Entre o artista plástico brasileiro, Valter Nu, e os modernistas que mudaram a face artística do Brasil, no século XX, há muito mais ligações que a nacionalidade. Há uma comunhão de espírito experimental que se prolonga pelas décadas, e que caracteriza a classe artística brasileira.
Multifacetado é uma palavra que se ajusta na perfeição à figura do artista plástico Valter Nu. Nascido em Santos, estudou artes visuais na Fundação das Artes em São Caetano do Sul, com formação na área do audiovisual e pós-graduação em semiótica.

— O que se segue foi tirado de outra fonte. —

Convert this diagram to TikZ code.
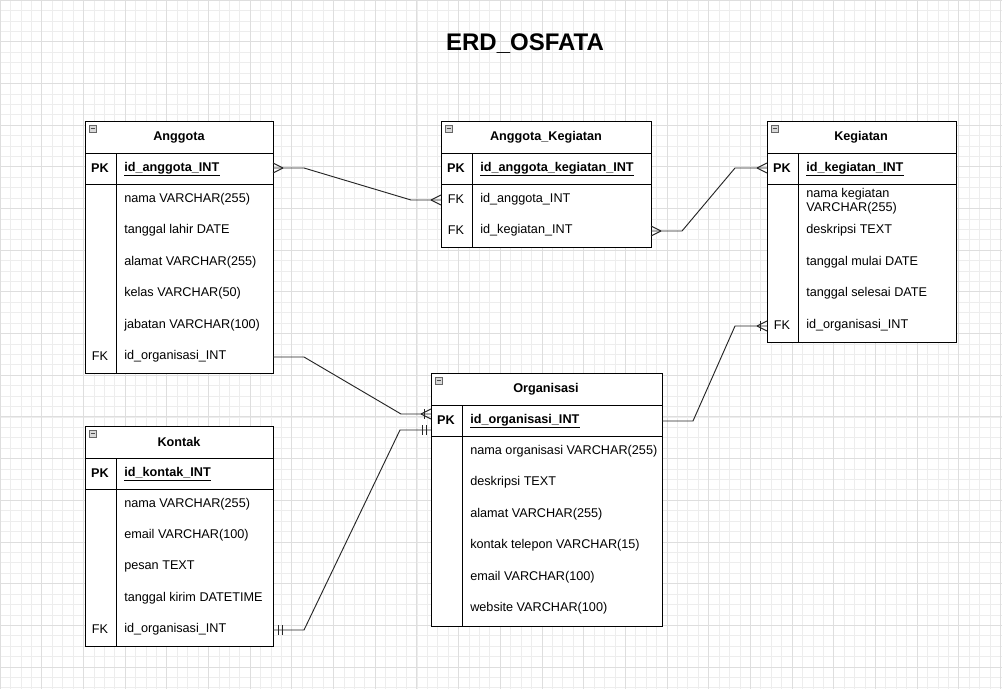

O seu percurso está ligado à Prefeitura de São Paulo, onde é artista orientador de artes visuais e artes integradas do programa vocacional da Secretaria Municipal da cultura. Também é Dj, produtor musical e , a nível das suas exposições, caracteriza-se por trabalhar com esculturas feitas com reaproveitamentos de materiais descartados desde 1993.
Essa preocupação ecológica complementa-se com a junção entre o passado e o futuro, entre a tecnologia e as figuras da cultura negra, dos orixás. O tecno-orixás é um projecto inovador que nos mostra esculturas tridimensionais inspiradas em divindades africanas do Candomblé.
São imagens produzidas com restos de materiais tecnológicos descartados, encontrados nas caçambas de entulho da cidade de São Paulo, entre 2010 e 2014. Neste trabalho multicultural resgatam-se as tradições de oralidade da cultura afro-brasileira, que foram divulgadas através das canções populares das canções da música popular brasileira.
A música é omnipresente nestas instalações: existe mesmo um grupo “ Curimba eléctrica”, criado para a festa de inauguração do evento, que apresenta uma performance musical, com Djs e cantores que fazem leituras animadas da exposição.
Na raiz da filosofia que está subjacente aos Tecno-orixás está o sincretismo cultural e religioso. Reunir figuras como Iansã/Santa Bárbara, Ogum/São Jorge, em formas esculturais que estimulam o diálogo entre as diferentes culturas, ou mostrar a riqueza da oralidade cultural afro-brasileira. Também é um projecto que visa alertar para a necessidade de revalorizar a importância da cultura africana nas escolas, nas comunidades, na sociedade.
Valter Nu, com a obra escultural Tecno-orixás, segue a mais rica via da arte brasileira dos séculos XX e XXI. Aquela que vem directamente da influência dos primeiros modernistas brasileiros, que não tinham medo de experimentar, e de pesquisar as origens da cultura brasileira e a sua ligação às diferentes tradições africanas ou índias.
A melhor forma de conservar a tradição é fazê-la dialogar com o presente – só assim se constrói o futuro. Na arte e na vida, como o prova o fascinante projecto dos Tecno-orixás de Valter Nu.